Tax evasion occurs when an individual or business deliberately avoids paying taxes that are lawfully owed. This can include underreporting income, inflating expenses, or hiding money in offshore accounts. Tax evasion is different from tax avoidance, which involves using legal methods to minimize tax liability.
The CRA uses a variety of methods to detect tax evasion, including data matching, audits, and tips from the public. They analyze financial records, compare information from different sources, and look for discrepancies that may indicate fraudulent activity. If the CRA suspects tax evasion, they may launch a formal investigation, which can include interviews, reviewing bank records, and even executing search warrants.
The consequences of tax evasion in Canada can be severe. Individuals found guilty may face hefty fines, interest charges, and even imprisonment. The CRA has the authority to prosecute offenders, and convictions can result in jail time depending on the severity of the offense.

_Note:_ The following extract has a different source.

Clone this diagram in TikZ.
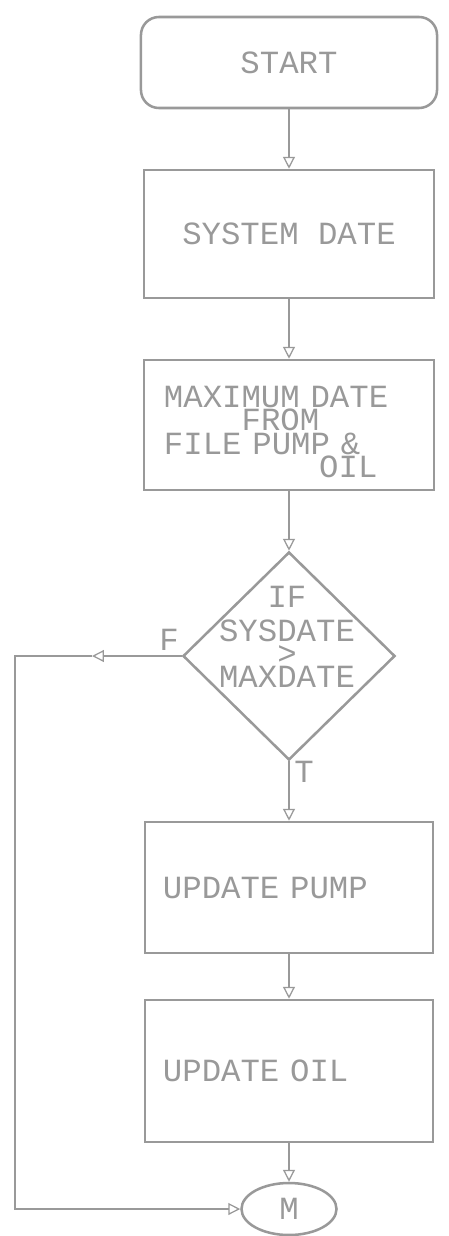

While the CRA has a statute of limitations for reassessing tax returns (generally three years for individuals and four years for corporations), tax debts themselves do not simply disappear after 10 years. However, the CRA has a collections limitation period of 10 years, after which they may not be able to take legal action to collect a tax debt, but this period can be reset under certain circumstances.
If you suspect someone is evading taxes, you can report them to the CRA through their Informant Leads Program. The CRA investigates all credible leads and takes action where appropriate.